Susskind: Many lawyers and judges hanker for return to physical courts

A year of video hearings does not constitute “a lasting revolution in court service” but it has shown the potential for improving the justice system, Professor Richard Susskind has argued.

“The door has opened, if only slightly at this stage, to very different ways of resolving disputes,” he said.

“But the winds of conservatism blow briskly through the legal world and I am aware that many judges and litigators are quietly hunkering and hankering – hunkering down until the viral storm passes while hankering after a complete return to physical courts.”

But this will not deal with the challenges facing the systems – maintaining court service while the virus is still at large, coping with the growing backlog of cases and “tackling once and for all the access to justice problem”.

In a new introduction to the paperback edition of his book, Online Courts and the Future of Justice, the technologist said the experience since the pandemic hit suggested that “some – and probably many – legal disputes can indeed be handled remotely, often at lower cost, more conveniently, more speedily, and less combatively than in our traditional system”.

But this must be taken as a “tentative hypothesis”, one that needed to be challenged and tested systematically, with data captured and analysed.

It was an “overstatement” to claim that the transition to technology-based justice has been achieved, he stressed. Rather, the system has undergone a “huge unscheduled pilot”.

“We are at the foothills of the transformation in court services. The current array of remote courts are a valiant collection of ad hoc services but much work and investment will be needed to industrialise these efforts, to build court capabilities that are scalable, stable and, crucially, designed for use as much by lay people as by lawyers.”

More than this, the systems were still examples of automation rather than transformation. “We should be clear: dropping our current court system into Zoom is not, as some commentators like to intone, a ‘shift in paradigm’.”

At the same time, the legal profession has shown itself more adaptable than many might have thought and the level of satisfaction with video hearings was probably much higher than lawyers and judges would have anticipated “had they been asked before the crisis about the suitability of remote hearings”.

One aspect of the move online was the absence of direct mapping between the value of a case and its suitability for remote treatment.

Professor Susskind wrote: “When we ask what types of cases and issues can be settled by remote hearing, are we trying to determine when remote hearings can be said to be better than physical hearings; or as good as physical hearings; or not as good but ‘good enough’ (and when is good enough good enough?); or not as good but, with some investment and imagination, likely to be good enough, as good, or better?

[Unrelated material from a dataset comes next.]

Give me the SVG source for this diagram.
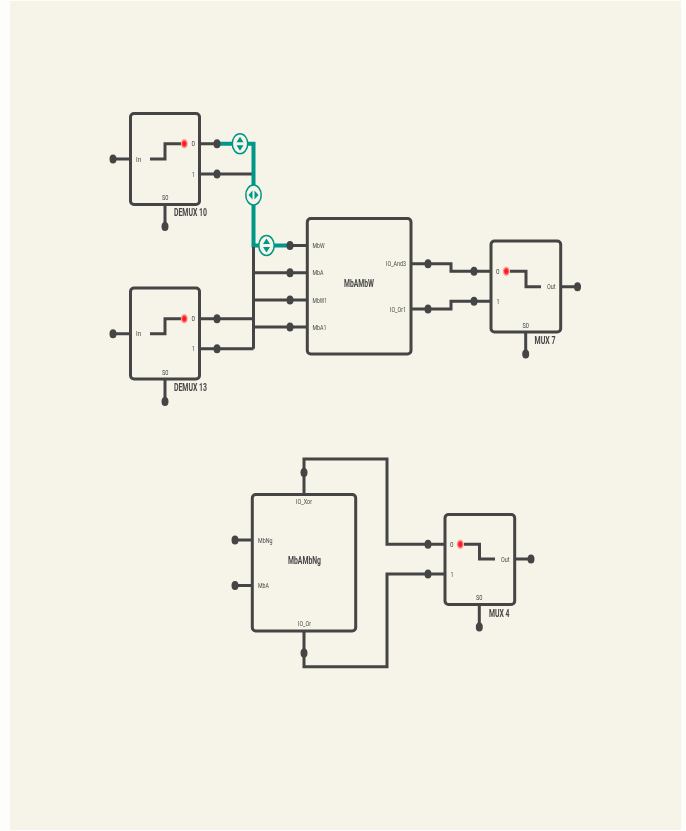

“The commentary is currently silent on this issue, in so far as I can see. As a matter of urgency, this silence must be broken.”

In any case, Professor Susskind highlighted how his thinking about the future of courts has always extended far beyond video hearings.

“We are just warming up… In the coming years we will develop many online techniques for dissolving and diverting disputes.”

In his book, first published in late 2019, he called for the development of a “standard, adaptable, global platform for online courts” that could be rolled out to fortify access to justice around the world.

In the new introduction, he argued that court services globally should be planning and proceeding in three timeframes:

  • In the short term, they should be stabilising and improving the ad hoc systems that are currently being used and so minimise the disruption to court services for the remainder of the crisis;
  • In the medium term, they should “ensure that the experience of remote courts informs and, where appropriate, leads to changes in, any reform and digitisation programmes that were being pursued prior to the crisis”; and
  • The long-term goal should be to “radically redesign our court systems and put in place a new configuration of people, processes, technologies, and physical spaces that is user-centred, technology-enabled, sustainable, accessible, and superior to what we have today”.

Professor Susskind explained that the third stage should be split into two workstreams. The first would involve a root-and-branch analysis of all judicial and court work, “break the work down into its component parts (tasks and activities), and, in light largely of the insights gained during the crisis, streamline and optimise each part”.

The second stream would be to conceive how the justice system would look “if we were able to start with a blank sheet of paper”.